Copy every line in the records below that contains the word "with".

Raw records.
⁂

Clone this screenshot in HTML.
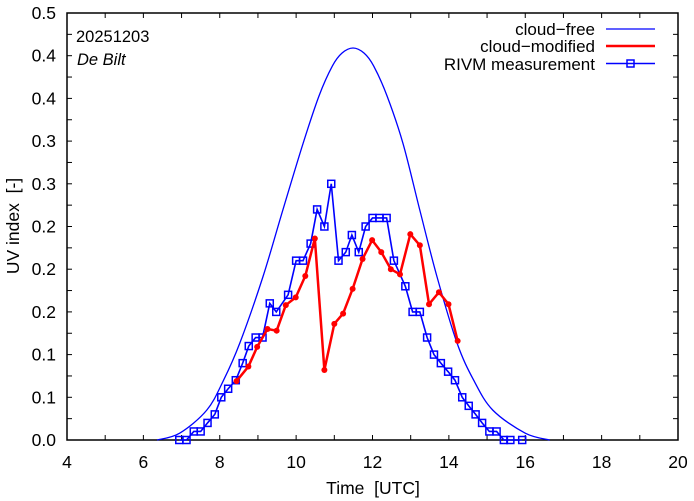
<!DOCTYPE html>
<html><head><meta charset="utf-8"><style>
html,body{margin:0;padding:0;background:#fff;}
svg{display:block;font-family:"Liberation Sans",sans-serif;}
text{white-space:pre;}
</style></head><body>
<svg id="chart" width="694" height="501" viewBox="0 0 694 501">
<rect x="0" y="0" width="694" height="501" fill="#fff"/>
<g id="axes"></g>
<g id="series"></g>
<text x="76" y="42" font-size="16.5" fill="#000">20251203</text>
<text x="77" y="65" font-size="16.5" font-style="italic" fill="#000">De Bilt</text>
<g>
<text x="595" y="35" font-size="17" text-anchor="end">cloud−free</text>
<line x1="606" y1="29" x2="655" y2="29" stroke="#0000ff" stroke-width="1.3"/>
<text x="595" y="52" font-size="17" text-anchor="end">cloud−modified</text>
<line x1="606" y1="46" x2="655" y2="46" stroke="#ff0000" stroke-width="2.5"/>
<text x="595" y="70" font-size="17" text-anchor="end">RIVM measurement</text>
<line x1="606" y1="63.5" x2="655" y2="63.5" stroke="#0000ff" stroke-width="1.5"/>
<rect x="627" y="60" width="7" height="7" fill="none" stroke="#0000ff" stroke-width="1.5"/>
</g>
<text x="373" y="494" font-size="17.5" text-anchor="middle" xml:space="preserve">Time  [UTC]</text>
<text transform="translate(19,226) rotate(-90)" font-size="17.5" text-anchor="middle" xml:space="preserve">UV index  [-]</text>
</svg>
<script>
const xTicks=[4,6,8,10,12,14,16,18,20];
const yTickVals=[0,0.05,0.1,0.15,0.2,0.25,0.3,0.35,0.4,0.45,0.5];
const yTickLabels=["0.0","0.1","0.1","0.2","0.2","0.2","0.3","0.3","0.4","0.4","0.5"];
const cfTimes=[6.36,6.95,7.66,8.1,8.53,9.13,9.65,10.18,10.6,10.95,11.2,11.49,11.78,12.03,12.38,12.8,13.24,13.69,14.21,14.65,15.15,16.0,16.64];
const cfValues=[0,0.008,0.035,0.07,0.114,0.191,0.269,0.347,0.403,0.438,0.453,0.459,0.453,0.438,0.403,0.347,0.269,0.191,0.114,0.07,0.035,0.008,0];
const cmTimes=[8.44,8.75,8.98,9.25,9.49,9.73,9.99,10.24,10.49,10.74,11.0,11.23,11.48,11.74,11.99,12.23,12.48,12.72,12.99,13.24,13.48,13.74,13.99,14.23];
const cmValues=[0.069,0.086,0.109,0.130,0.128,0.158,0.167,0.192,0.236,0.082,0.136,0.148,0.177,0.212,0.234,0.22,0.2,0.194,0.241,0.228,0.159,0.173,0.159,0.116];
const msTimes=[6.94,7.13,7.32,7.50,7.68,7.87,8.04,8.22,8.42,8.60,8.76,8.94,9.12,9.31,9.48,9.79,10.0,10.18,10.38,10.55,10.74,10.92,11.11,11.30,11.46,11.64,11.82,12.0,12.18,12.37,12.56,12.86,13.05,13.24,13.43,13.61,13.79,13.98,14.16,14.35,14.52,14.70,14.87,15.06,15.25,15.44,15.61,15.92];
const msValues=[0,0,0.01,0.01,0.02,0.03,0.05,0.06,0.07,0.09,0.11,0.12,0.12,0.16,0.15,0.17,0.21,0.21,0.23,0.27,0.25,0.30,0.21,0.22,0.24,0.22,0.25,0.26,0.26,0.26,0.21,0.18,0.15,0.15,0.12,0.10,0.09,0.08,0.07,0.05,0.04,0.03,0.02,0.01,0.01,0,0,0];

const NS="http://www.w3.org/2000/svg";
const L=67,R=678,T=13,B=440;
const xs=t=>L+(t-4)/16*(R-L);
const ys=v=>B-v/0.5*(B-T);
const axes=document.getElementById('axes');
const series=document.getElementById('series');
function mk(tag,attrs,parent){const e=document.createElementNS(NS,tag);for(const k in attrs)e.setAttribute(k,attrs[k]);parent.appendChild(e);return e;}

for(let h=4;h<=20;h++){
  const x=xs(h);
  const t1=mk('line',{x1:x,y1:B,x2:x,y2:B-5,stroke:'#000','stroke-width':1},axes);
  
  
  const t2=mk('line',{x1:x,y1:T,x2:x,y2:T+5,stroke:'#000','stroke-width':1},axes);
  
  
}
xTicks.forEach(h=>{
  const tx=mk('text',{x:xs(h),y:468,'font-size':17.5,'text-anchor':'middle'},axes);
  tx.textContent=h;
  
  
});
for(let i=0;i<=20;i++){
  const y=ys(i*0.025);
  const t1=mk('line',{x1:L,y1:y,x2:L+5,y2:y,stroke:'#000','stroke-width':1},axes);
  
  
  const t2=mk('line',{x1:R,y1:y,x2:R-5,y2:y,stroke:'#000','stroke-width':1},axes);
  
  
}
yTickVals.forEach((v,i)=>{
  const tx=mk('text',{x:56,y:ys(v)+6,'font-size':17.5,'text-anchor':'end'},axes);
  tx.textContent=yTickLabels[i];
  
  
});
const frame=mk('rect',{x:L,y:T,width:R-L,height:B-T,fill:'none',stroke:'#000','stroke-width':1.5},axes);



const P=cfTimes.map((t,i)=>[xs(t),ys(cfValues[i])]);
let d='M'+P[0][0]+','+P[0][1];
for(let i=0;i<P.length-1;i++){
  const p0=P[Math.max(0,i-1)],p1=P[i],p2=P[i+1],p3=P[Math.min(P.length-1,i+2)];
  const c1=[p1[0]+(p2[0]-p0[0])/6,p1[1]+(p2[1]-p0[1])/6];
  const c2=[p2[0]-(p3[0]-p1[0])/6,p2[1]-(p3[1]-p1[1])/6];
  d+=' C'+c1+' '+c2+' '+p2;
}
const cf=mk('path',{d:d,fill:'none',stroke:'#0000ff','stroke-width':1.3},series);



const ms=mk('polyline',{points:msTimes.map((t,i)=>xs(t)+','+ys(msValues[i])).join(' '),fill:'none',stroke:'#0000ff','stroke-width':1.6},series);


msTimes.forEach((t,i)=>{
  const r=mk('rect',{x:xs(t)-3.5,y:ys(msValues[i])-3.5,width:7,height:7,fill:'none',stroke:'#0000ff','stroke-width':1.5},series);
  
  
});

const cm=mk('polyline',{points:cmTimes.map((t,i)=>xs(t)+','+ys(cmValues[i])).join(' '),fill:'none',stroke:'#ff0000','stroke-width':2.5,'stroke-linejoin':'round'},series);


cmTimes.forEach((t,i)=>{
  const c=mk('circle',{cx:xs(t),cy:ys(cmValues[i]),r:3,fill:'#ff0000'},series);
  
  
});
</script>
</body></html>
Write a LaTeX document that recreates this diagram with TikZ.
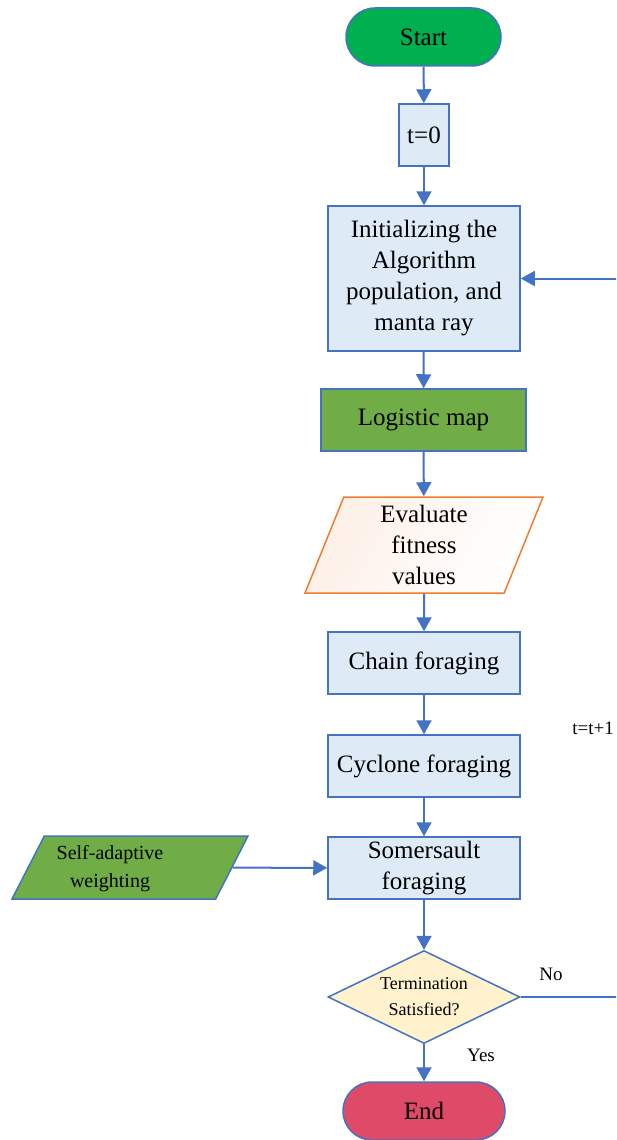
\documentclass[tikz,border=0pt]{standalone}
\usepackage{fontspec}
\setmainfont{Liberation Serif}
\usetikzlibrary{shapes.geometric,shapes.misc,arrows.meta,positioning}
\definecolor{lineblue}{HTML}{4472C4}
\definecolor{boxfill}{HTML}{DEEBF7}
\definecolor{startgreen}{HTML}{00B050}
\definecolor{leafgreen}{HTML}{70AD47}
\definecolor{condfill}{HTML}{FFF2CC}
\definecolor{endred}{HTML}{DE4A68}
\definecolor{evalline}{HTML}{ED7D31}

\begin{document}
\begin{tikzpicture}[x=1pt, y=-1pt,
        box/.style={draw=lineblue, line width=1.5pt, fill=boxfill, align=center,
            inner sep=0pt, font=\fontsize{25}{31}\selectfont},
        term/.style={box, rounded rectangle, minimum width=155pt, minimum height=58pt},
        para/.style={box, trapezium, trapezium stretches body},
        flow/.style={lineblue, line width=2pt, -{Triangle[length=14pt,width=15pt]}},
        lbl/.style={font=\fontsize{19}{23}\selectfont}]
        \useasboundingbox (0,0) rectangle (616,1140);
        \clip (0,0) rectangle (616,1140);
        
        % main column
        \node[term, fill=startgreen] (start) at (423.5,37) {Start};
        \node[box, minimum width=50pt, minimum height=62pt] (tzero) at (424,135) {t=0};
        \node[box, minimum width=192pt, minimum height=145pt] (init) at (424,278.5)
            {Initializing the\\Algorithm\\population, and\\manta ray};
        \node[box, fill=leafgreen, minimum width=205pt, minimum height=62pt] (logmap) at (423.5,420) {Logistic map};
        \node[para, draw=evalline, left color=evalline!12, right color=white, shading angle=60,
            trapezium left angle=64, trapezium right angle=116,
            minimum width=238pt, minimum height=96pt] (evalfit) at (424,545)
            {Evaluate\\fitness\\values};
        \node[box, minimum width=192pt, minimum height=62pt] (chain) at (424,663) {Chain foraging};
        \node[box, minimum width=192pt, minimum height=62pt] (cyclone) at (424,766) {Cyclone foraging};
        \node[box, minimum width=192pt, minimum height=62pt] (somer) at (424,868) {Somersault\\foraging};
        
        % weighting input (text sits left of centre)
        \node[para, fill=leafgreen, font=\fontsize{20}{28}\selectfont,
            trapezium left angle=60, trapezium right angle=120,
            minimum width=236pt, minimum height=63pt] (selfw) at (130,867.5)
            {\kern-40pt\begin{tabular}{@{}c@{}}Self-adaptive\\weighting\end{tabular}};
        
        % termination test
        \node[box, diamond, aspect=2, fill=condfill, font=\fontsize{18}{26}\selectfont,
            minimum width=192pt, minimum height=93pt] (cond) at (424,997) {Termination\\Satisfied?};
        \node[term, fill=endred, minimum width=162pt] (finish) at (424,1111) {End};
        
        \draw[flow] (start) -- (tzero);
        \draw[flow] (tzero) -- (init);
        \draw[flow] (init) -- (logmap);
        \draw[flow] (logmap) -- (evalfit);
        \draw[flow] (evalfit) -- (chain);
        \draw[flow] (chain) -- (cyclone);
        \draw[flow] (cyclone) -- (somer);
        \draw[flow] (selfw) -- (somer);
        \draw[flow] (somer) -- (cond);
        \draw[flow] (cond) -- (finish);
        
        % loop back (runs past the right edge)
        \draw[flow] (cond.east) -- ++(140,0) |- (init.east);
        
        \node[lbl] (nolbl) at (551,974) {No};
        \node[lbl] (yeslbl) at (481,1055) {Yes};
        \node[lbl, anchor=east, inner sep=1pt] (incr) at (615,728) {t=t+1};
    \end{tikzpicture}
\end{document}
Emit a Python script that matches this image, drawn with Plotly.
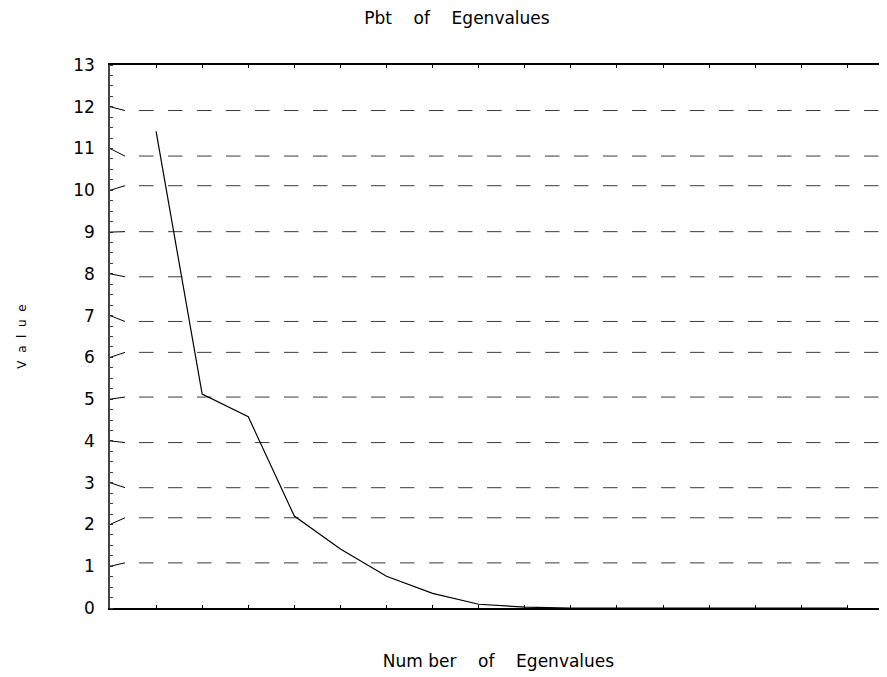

⁂

Task result.
Write a LaTeX document that recreates this diagram with TikZ.
Emit a Python script that matches this image, drawn with Plotly.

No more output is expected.